Helicopters flying in civil corridors maintain communication with local air traffic control and use visible lighting configurations during transit. When conducting tactical low-level maneuvers, operations are confined to restricted or coordinated airspace. The objective remains constant: isolate risk within predictable boundaries.
A Multi-Layered System Designed for Redundancy
The brilliance of the Air Force’s collision avoidance strategy lies not in any single technology, but in layered integration. Airspace segmentation creates macro-level order. ADS-B and TCAS ensure aircraft-to-aircraft awareness. Automated systems like Auto GCAS add a digital safety net. AI forecasting expands reaction windows. Physical hardware like Luneburg lenses compensates for stealth. Link 16 builds shared awareness in combat. AWACS provides command oversight from above.

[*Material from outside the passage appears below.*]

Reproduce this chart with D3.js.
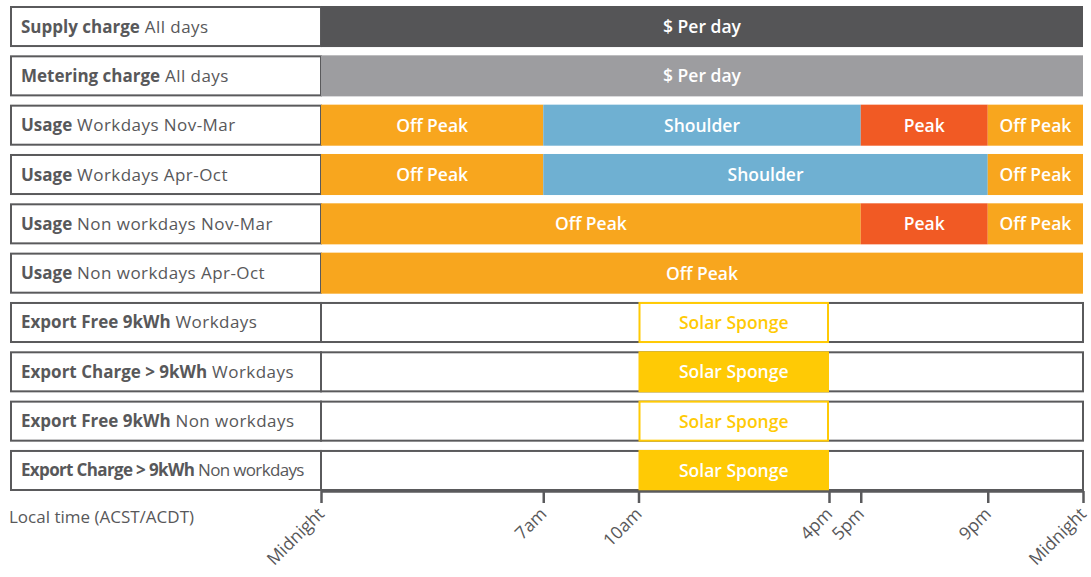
<!DOCTYPE html>
<meta charset="utf-8">
<style>
  body { margin: 0; background: #fff; }
  svg { font-family: "Open Sans", "Noto Sans", sans-serif; }
</style>
<script src="https://d3js.org/d3.v7.min.js"></script>
<div id="chart"></div>
<script>
// Row labels (bold part + plain part)
var rowBold = ["Supply charge", "Metering charge", "Usage", "Usage", "Usage", "Usage",
  "Export Free 9kWh", "Export Charge > 9kWh", "Export Free 9kWh", "Export Charge > 9kWh"];
var rowRest = ["All days", "All days", "Workdays Nov-Mar", "Workdays Apr-Oct",
  "Non workdays Nov-Mar", "Non workdays Apr-Oct", "Workdays", "Workdays",
  "Non workdays", "Non workdays"];
// Rows that get an empty framed timeline behind them
var framedRows = [6, 7, 8, 9];

// Segments: row, start hour, end hour, kind
var segRow   = [0, 1, 2, 2, 2, 2, 3, 3, 3, 4, 4, 4, 5, 6, 7, 8, 9];
var segStart = [0, 0, 0, 7, 17, 21, 0, 7, 21, 0, 17, 21, 0, 10, 10, 10, 10];
var segEnd   = [24, 24, 7, 17, 21, 24, 7, 21, 24, 17, 21, 24, 24, 16, 16, 16, 16];
var segKind  = ["supply", "meter", "off", "shoulder", "peak", "off", "off", "shoulder", "off",
  "off", "peak", "off", "off", "solarFree", "solar", "solarFree", "solar"];

var kindText = {supply: "$ Per day", meter: "$ Per day", off: "Off Peak", shoulder: "Shoulder",
  peak: "Peak", solar: "Solar Sponge", solarFree: "Solar Sponge"};
var kindFill = {supply: "#555557", meter: "#9d9da0", off: "#f8a61e", shoulder: "#6fb0d2",
  peak: "#f15a24", solar: "#ffca05", solarFree: "#ffffff"};

// Axis
var tickHours  = [0, 7, 10, 16, 17, 21, 24];
var tickLabels = ["Midnight", "7am", "10am", "4pm", "5pm", "9pm", "Midnight"];

var W = 1091, H = 577;
var grey = "#5a5a5c";
var svg = d3.select("#chart").append("svg").attr("width", W).attr("height", H);

var x = d3.scaleLinear().domain([0, 24]).range([321, 1083]);
var y = d3.scaleBand().domain(d3.range(rowBold.length)).range([6, 491]).paddingInner(0.168).paddingOuter(0);

// label boxes
var rows = svg.selectAll("g.row").data(d3.range(rowBold.length)).enter().append("g").attr("class", "row");
rows.append("rect")
  .attr("x", 11).attr("y", function(d) { return y(d) + 1; })
  .attr("width", 310).attr("height", y.bandwidth() - 2)
  .attr("fill", "#fff").attr("stroke", grey).attr("stroke-width", 2);

rows.append("text")
  .attr("x", 21).attr("y", function(d) { return y(d) + y.bandwidth() / 2 + 6; })
  .attr("fill", "#58585a").attr("font-size", 17)
  .attr("letter-spacing", function(d) { return d === 9 ? -0.65 : 0; })
  .each(function(d) {
    var t = d3.select(this);
    t.append("tspan").attr("font-weight", "bold").text(rowBold[d]);
    t.append("tspan").attr("letter-spacing", d === 9 ? -0.65 : 0.45).text(" " + rowRest[d]);
  });

// framed empty timelines
svg.selectAll("rect.frame").data(framedRows).enter().append("rect")
  .attr("class", "frame")
  .attr("x", x(0)).attr("y", function(d) { return y(d) + 1; })
  .attr("width", x(24) - x(0)).attr("height", y.bandwidth() - 2)
  .attr("fill", "#fff").attr("stroke", grey).attr("stroke-width", 2);

// segments
var segs = d3.range(segRow.length);
svg.selectAll("rect.seg").data(segs).enter().append("rect")
  .attr("class", "seg")
  .attr("x", function(i) { return x(segStart[i]) + (segKind[i] === "solarFree" ? 1 : 0); })
  .attr("y", function(i) { return y(segRow[i]) + (segKind[i] === "solarFree" ? 1 : 0); })
  .attr("width", function(i) { return x(segEnd[i]) - x(segStart[i]) - (segKind[i] === "solarFree" ? 2 : 0); })
  .attr("height", function(i) { return y.bandwidth() - (segKind[i] === "solarFree" ? 2 : 0); })
  .attr("fill", function(i) { return kindFill[segKind[i]]; })
  .attr("stroke", function(i) { return segKind[i] === "solarFree" ? "#ffca05" : "none"; })
  .attr("stroke-width", 2);

svg.selectAll("text.seg").data(segs).enter().append("text")
  .attr("class", "seg")
  .attr("x", function(i) { return (x(segStart[i]) + x(segEnd[i])) / 2; })
  .attr("y", function(i) { return y(segRow[i]) + y.bandwidth() / 2 + 6.5; })
  .attr("text-anchor", "middle")
  .attr("font-size", 17.5).attr("font-weight", 600)
  .attr("fill", function(i) { return segKind[i] === "solarFree" ? "#ffca05" : "#fff"; })
  .text(function(i) { return kindText[segKind[i]]; });

// axis
var axis = d3.axisBottom(x).tickValues(tickHours)
  .tickFormat(function(d, i) { return tickLabels[i]; })
  .tickSize(12).tickSizeOuter(0);
var ag = svg.append("g").attr("transform", "translate(0,491)").call(axis);
ag.select(".domain").attr("stroke", grey).attr("stroke-width", 2.5);
ag.selectAll(".tick line").attr("stroke", grey).attr("stroke-width", 2.5);
ag.selectAll(".tick text")
  .attr("font-family", "'Open Sans', 'Noto Sans', sans-serif")
  .attr("font-size", 17.5).attr("fill", "#58585a")
  .attr("text-anchor", "end")
  .attr("x", 0).attr("y", 0).attr("dx", 0).attr("dy", 0)
  .attr("transform", "translate(4,24) rotate(-45)");

svg.append("text").attr("x", 9).attr("y", 523)
  .attr("font-size", 17).attr("fill", "#58585a")
  .text("Local time (ACST/ACDT)");
</script>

Each layer assumes that another might fail. Redundancy is not inefficiency; it is resilience.
The American sky is not empty. It is orchestrated. Every altitude assignment, every transponder code, every data packet transmitted through Link 16 contributes to a synchronized ballet of metal and mathematics. Mid-air collisions are avoided not by luck, but by architecture, discipline, and relentless technological evolution.
Aviation remains unforgiving. Physics does not negotiate. Yet through a combination of structured airspace, intelligent avionics, and cooperative doctrine between civil and military authorities, the US Air Force has built one of the most comprehensive airspace safety systems ever conceived. It is a system where invisibility can be reversed, where machines negotiate climb and descent in milliseconds, and where the sky itself becomes an engineered environment rather than a void.
In that invisible framework lies the true answer to how the US Air Force avoids mid-air collisions: it treats safety not as a procedure, but as a continuously evolving ecosystem of design, data, and disciplined execution.